◆ What to do:
Without the pictures, return all of the material exactly as written.

-- BEGIN Input for this task --

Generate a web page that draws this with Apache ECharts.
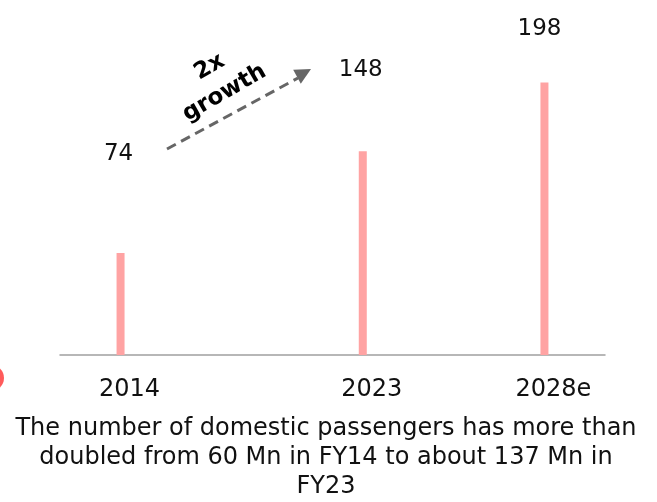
<!DOCTYPE html>
<html>
<head>
<meta charset="utf-8">
<script src="https://cdn.jsdelivr.net/npm/echarts@6/dist/echarts.min.js"></script>
<style>
html,body{margin:0;padding:0;background:#fff;}
#chart{width:657px;height:502px;}
</style>
</head>
<body>
<div id="chart"></div>
<script>
// ---- data ----
const categories = ['2014', '2023', '2028e'];
const values = [74, 148, 198];
const caption = 'The number of domestic passengers has more than\ndoubled from 60 Mn in FY14 to about 137 Mn in\nFY23';
const annotation = '2x\ngrowth';

// ---- layout (not data) ----
const slotCount = 10;
const slots = [1, 5, 8];
const labelOffsets = [[-2, -83], [-2, -65], [-5, -37]];
const FONT = '"DejaVu Sans"';

const xData = new Array(slotCount).fill('');
const barData = new Array(slotCount).fill('-');
slots.forEach((s, i) => {
  xData[s] = categories[i];
  barData[s] = { value: values[i], label: { offset: labelOffsets[i] } };
});

const chart = echarts.init(document.getElementById('chart'));
chart.setOption({
  animation: false,
  backgroundColor: '#fff',
  textStyle: { fontFamily: FONT },
  grid: { left: 60, right: 52, top: 70, bottom: 147, containLabel: false },
  xAxis: {
    type: 'category',
    data: xData,
    boundaryGap: false,
    axisLine: { show: true, lineStyle: { color: '#a0a0a0', width: 1.5 } },
    axisTick: { show: false },
    splitLine: { show: false },
    axisLabel: {
      interval: 0,
      margin: 23,
      formatter: v => v ? '{a|' + v + '}' : '',
      rich: { a: { fontFamily: FONT, fontSize: 24, color: '#111', padding: [0, 0, 0, 18] } }
    }
  },
  yAxis: { type: 'value', min: 0, max: 207, show: false, splitLine: { show: false } },
  series: [{
    type: 'bar',
    data: barData,
    barWidth: 8,
    itemStyle: { color: '#ffa3a3' },
    label: { show: true, position: 'top', fontFamily: FONT, fontSize: 23, color: '#111' }
  }],
  graphic: [
    { type: 'circle', shape: { cx: -9, cy: 378, r: 13 }, style: { fill: '#ff5b5b' } },
    { type: 'line', shape: { x1: 167, y1: 149, x2: 298, y2: 78 }, style: { stroke: '#666', lineWidth: 3, lineDash: [10, 6] } },
    { type: 'polygon', shape: { points: [[311, 69], [300.8, 83.7], [293.2, 69.7]] }, style: { fill: '#666' } },
    {
      type: 'text', x: 217, y: 80, rotation: Math.PI / 6,
      style: { text: annotation, font: 'bold 23px ' + FONT, fill: '#000', align: 'center', verticalAlign: 'middle', lineHeight: 30 }
    },
    {
      type: 'text', x: 326, y: 414,
      style: { text: caption, font: '24px ' + FONT, fill: '#111', align: 'center', verticalAlign: 'top', lineHeight: 29 }
    }
  ]
});
</script>
</body>
</html>
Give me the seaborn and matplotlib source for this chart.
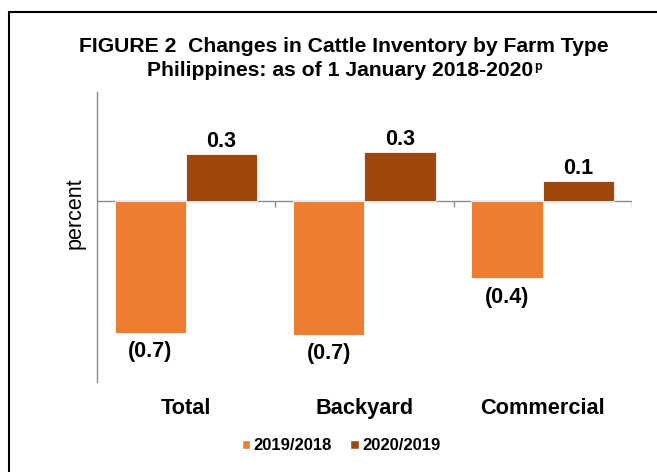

-- END Input for this task --

◆ Output of the task:
Generate a web page that draws this with Apache ECharts.
<!DOCTYPE html>
<html>
<head>
<meta charset="utf-8">
<script src="https://cdn.jsdelivr.net/npm/echarts@6/dist/echarts.min.js"></script>
<style>
html,body{margin:0;padding:0;background:#fff;}
#chart{width:657px;height:502px;}
</style>
</head>
<body>
<div id="chart"></div>
<script>
// ---- data ----
const categories = ['2014', '2023', '2028e'];
const values = [74, 148, 198];
const caption = 'The number of domestic passengers has more than\ndoubled from 60 Mn in FY14 to about 137 Mn in\nFY23';
const annotation = '2x\ngrowth';

// ---- layout (not data) ----
const slotCount = 10;
const slots = [1, 5, 8];
const labelOffsets = [[-2, -83], [-2, -65], [-5, -37]];
const FONT = '"DejaVu Sans"';

const xData = new Array(slotCount).fill('');
const barData = new Array(slotCount).fill('-');
slots.forEach((s, i) => {
  xData[s] = categories[i];
  barData[s] = { value: values[i], label: { offset: labelOffsets[i] } };
});

const chart = echarts.init(document.getElementById('chart'));
chart.setOption({
  animation: false,
  backgroundColor: '#fff',
  textStyle: { fontFamily: FONT },
  grid: { left: 60, right: 52, top: 70, bottom: 147, containLabel: false },
  xAxis: {
    type: 'category',
    data: xData,
    boundaryGap: false,
    axisLine: { show: true, lineStyle: { color: '#a0a0a0', width: 1.5 } },
    axisTick: { show: false },
    splitLine: { show: false },
    axisLabel: {
      interval: 0,
      margin: 23,
      formatter: v => v ? '{a|' + v + '}' : '',
      rich: { a: { fontFamily: FONT, fontSize: 24, color: '#111', padding: [0, 0, 0, 18] } }
    }
  },
  yAxis: { type: 'value', min: 0, max: 207, show: false, splitLine: { show: false } },
  series: [{
    type: 'bar',
    data: barData,
    barWidth: 8,
    itemStyle: { color: '#ffa3a3' },
    label: { show: true, position: 'top', fontFamily: FONT, fontSize: 23, color: '#111' }
  }],
  graphic: [
    { type: 'circle', shape: { cx: -9, cy: 378, r: 13 }, style: { fill: '#ff5b5b' } },
    { type: 'line', shape: { x1: 167, y1: 149, x2: 298, y2: 78 }, style: { stroke: '#666', lineWidth: 3, lineDash: [10, 6] } },
    { type: 'polygon', shape: { points: [[311, 69], [300.8, 83.7], [293.2, 69.7]] }, style: { fill: '#666' } },
    {
      type: 'text', x: 217, y: 80, rotation: Math.PI / 6,
      style: { text: annotation, font: 'bold 23px ' + FONT, fill: '#000', align: 'center', verticalAlign: 'middle', lineHeight: 30 }
    },
    {
      type: 'text', x: 326, y: 414,
      style: { text: caption, font: '24px ' + FONT, fill: '#111', align: 'center', verticalAlign: 'top', lineHeight: 29 }
    }
  ]
});
</script>
</body>
</html>
Give me the seaborn and matplotlib source for this chart.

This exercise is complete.